▶ WRITTEN EXERCISE
Transcribe the listing exactly, leaving out every picture.

☆ ☆ ☆ ☆

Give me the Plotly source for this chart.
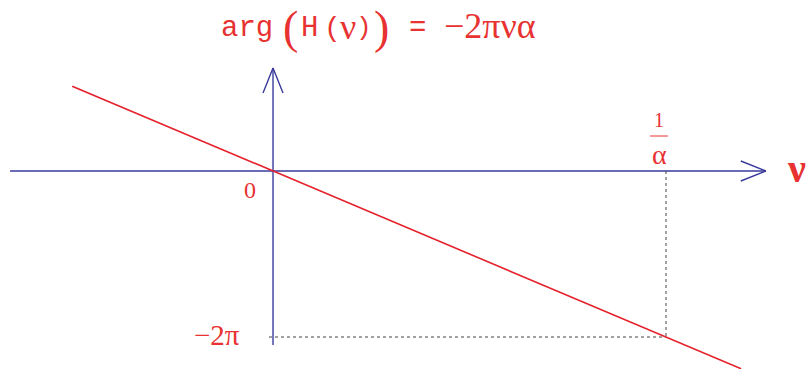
import numpy as np
import plotly.graph_objects as go

# Frequency in units of 1/alpha, phase in radians
nu_line = [-0.511, 1.191]
phase_line = [-2 * np.pi * v for v in nu_line]

nu_mark = 1.0                 # nu = 1/alpha
phase_mark = -2 * np.pi       # arg(H) at nu = 1/alpha

x_axis_span = [-0.669, 1.254]
y_axis_span = [-6.59, 3.90]

W, H = 809, 369
x_range = [-0.6947, 1.3639]
y_range = [-7.494, 6.472]
px_x = W / (x_range[1] - x_range[0])
px_y = H / (y_range[1] - y_range[0])

BLUE = "#3a3a9c"
RED = "#e5202a"
TXT = "#e83232"

fig = go.Figure()

# axes
fig.add_trace(go.Scatter(x=x_axis_span, y=[0, 0], mode="lines",
                         line=dict(color=BLUE, width=1.4), hoverinfo="skip"))
fig.add_trace(go.Scatter(x=[0, 0], y=y_axis_span, mode="lines",
                         line=dict(color=BLUE, width=1.4), hoverinfo="skip"))

# open arrow heads
hl, hw = 25, 10
xe = x_axis_span[1]
fig.add_trace(go.Scatter(x=[xe - hl / px_x, xe, xe - hl / px_x],
                         y=[hw / px_y, 0, -hw / px_y], mode="lines",
                         line=dict(color=BLUE, width=1.4), hoverinfo="skip"))
ye = y_axis_span[1]
fig.add_trace(go.Scatter(x=[-hw / px_x, 0, hw / px_x],
                         y=[ye - hl / px_y, ye, ye - hl / px_y], mode="lines",
                         line=dict(color=BLUE, width=1.4), hoverinfo="skip"))

# dotted guides
fig.add_trace(go.Scatter(x=[nu_mark, nu_mark], y=[0, phase_mark], mode="lines",
                         line=dict(color="#444444", width=1, dash="dot"), hoverinfo="skip"))
fig.add_trace(go.Scatter(x=[-4 / px_x, nu_mark], y=[phase_mark, phase_mark], mode="lines",
                         line=dict(color="#444444", width=1, dash="dot"), hoverinfo="skip"))

# phase line
fig.add_trace(go.Scatter(x=nu_line, y=phase_line, mode="lines",
                         line=dict(color=RED, width=1.6), hoverinfo="skip"))

def px2x(p):
    return x_range[0] + p / px_x

def py2y(p):
    return y_range[1] - p / px_y

def label(text, px, py, size, family, anchor="center"):
    fig.add_annotation(x=px2x(px), y=py2y(py), text=text, showarrow=False,
                       xanchor=anchor, yanchor="middle",
                       font=dict(size=size, family=family, color=TXT))

MONO = "Liberation Mono"
SERIF = "Liberation Serif"

# title pieces
label("arg", 219, 28, 29, MONO, "left")
label("(", 290, 27, 46, SERIF)
label("H", 309, 28, 29, MONO)
label("(", 332, 28, 28, MONO)
label("ν", 348, 27, 36, SERIF)
label(")", 364, 28, 26, MONO)
label(")", 381, 27, 46, SERIF)
label("=", 417, 28, 29, MONO)
label("−2πνα", 538, 26, 36, SERIF, "right")

# axis labels
label("0", 250, 190, 24, SERIF)
label("−2π", 217, 335, 29, SERIF)
label("1", 659, 120, 20, SERIF)
label("α", 659, 154, 28, SERIF)
fig.add_shape(type="line", x0=px2x(650), x1=px2x(668), y0=py2y(136), y1=py2y(136),
              line=dict(color=TXT, width=1))
label("<b>ν</b>", 796, 168, 40, SERIF)

fig.update_layout(
    width=W, height=H, margin=dict(l=0, r=0, t=0, b=0),
    paper_bgcolor="white", plot_bgcolor="white", showlegend=False,
    xaxis=dict(range=x_range, visible=False, fixedrange=True),
    yaxis=dict(range=y_range, visible=False, fixedrange=True),
)

fig.write_html("out.html")
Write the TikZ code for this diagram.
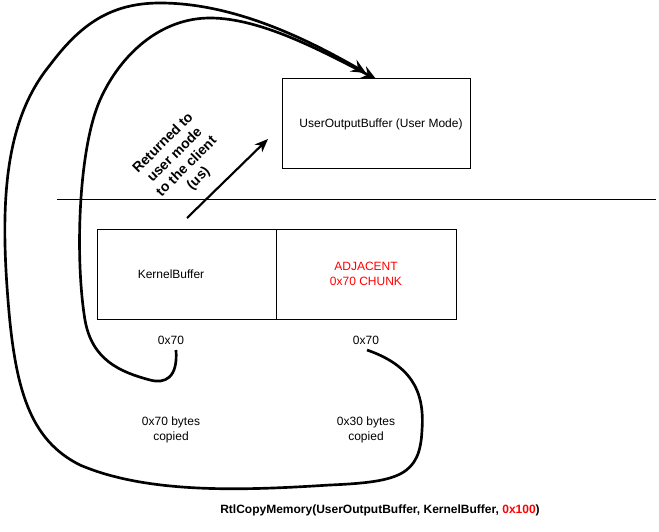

☆ ☆ ☆ ☆

▶ WORKED ANSWER
Give me the Plotly source for this chart.
import numpy as np
import plotly.graph_objects as go

# Frequency in units of 1/alpha, phase in radians
nu_line = [-0.511, 1.191]
phase_line = [-2 * np.pi * v for v in nu_line]

nu_mark = 1.0                 # nu = 1/alpha
phase_mark = -2 * np.pi       # arg(H) at nu = 1/alpha

x_axis_span = [-0.669, 1.254]
y_axis_span = [-6.59, 3.90]

W, H = 809, 369
x_range = [-0.6947, 1.3639]
y_range = [-7.494, 6.472]
px_x = W / (x_range[1] - x_range[0])
px_y = H / (y_range[1] - y_range[0])

BLUE = "#3a3a9c"
RED = "#e5202a"
TXT = "#e83232"

fig = go.Figure()

# axes
fig.add_trace(go.Scatter(x=x_axis_span, y=[0, 0], mode="lines",
                         line=dict(color=BLUE, width=1.4), hoverinfo="skip"))
fig.add_trace(go.Scatter(x=[0, 0], y=y_axis_span, mode="lines",
                         line=dict(color=BLUE, width=1.4), hoverinfo="skip"))

# open arrow heads
hl, hw = 25, 10
xe = x_axis_span[1]
fig.add_trace(go.Scatter(x=[xe - hl / px_x, xe, xe - hl / px_x],
                         y=[hw / px_y, 0, -hw / px_y], mode="lines",
                         line=dict(color=BLUE, width=1.4), hoverinfo="skip"))
ye = y_axis_span[1]
fig.add_trace(go.Scatter(x=[-hw / px_x, 0, hw / px_x],
                         y=[ye - hl / px_y, ye, ye - hl / px_y], mode="lines",
                         line=dict(color=BLUE, width=1.4), hoverinfo="skip"))

# dotted guides
fig.add_trace(go.Scatter(x=[nu_mark, nu_mark], y=[0, phase_mark], mode="lines",
                         line=dict(color="#444444", width=1, dash="dot"), hoverinfo="skip"))
fig.add_trace(go.Scatter(x=[-4 / px_x, nu_mark], y=[phase_mark, phase_mark], mode="lines",
                         line=dict(color="#444444", width=1, dash="dot"), hoverinfo="skip"))

# phase line
fig.add_trace(go.Scatter(x=nu_line, y=phase_line, mode="lines",
                         line=dict(color=RED, width=1.6), hoverinfo="skip"))

def px2x(p):
    return x_range[0] + p / px_x

def py2y(p):
    return y_range[1] - p / px_y

def label(text, px, py, size, family, anchor="center"):
    fig.add_annotation(x=px2x(px), y=py2y(py), text=text, showarrow=False,
                       xanchor=anchor, yanchor="middle",
                       font=dict(size=size, family=family, color=TXT))

MONO = "Liberation Mono"
SERIF = "Liberation Serif"

# title pieces
label("arg", 219, 28, 29, MONO, "left")
label("(", 290, 27, 46, SERIF)
label("H", 309, 28, 29, MONO)
label("(", 332, 28, 28, MONO)
label("ν", 348, 27, 36, SERIF)
label(")", 364, 28, 26, MONO)
label(")", 381, 27, 46, SERIF)
label("=", 417, 28, 29, MONO)
label("−2πνα", 538, 26, 36, SERIF, "right")

# axis labels
label("0", 250, 190, 24, SERIF)
label("−2π", 217, 335, 29, SERIF)
label("1", 659, 120, 20, SERIF)
label("α", 659, 154, 28, SERIF)
fig.add_shape(type="line", x0=px2x(650), x1=px2x(668), y0=py2y(136), y1=py2y(136),
              line=dict(color=TXT, width=1))
label("<b>ν</b>", 796, 168, 40, SERIF)

fig.update_layout(
    width=W, height=H, margin=dict(l=0, r=0, t=0, b=0),
    paper_bgcolor="white", plot_bgcolor="white", showlegend=False,
    xaxis=dict(range=x_range, visible=False, fixedrange=True),
    yaxis=dict(range=y_range, visible=False, fixedrange=True),
)

fig.write_html("out.html")
Write the TikZ code for this diagram.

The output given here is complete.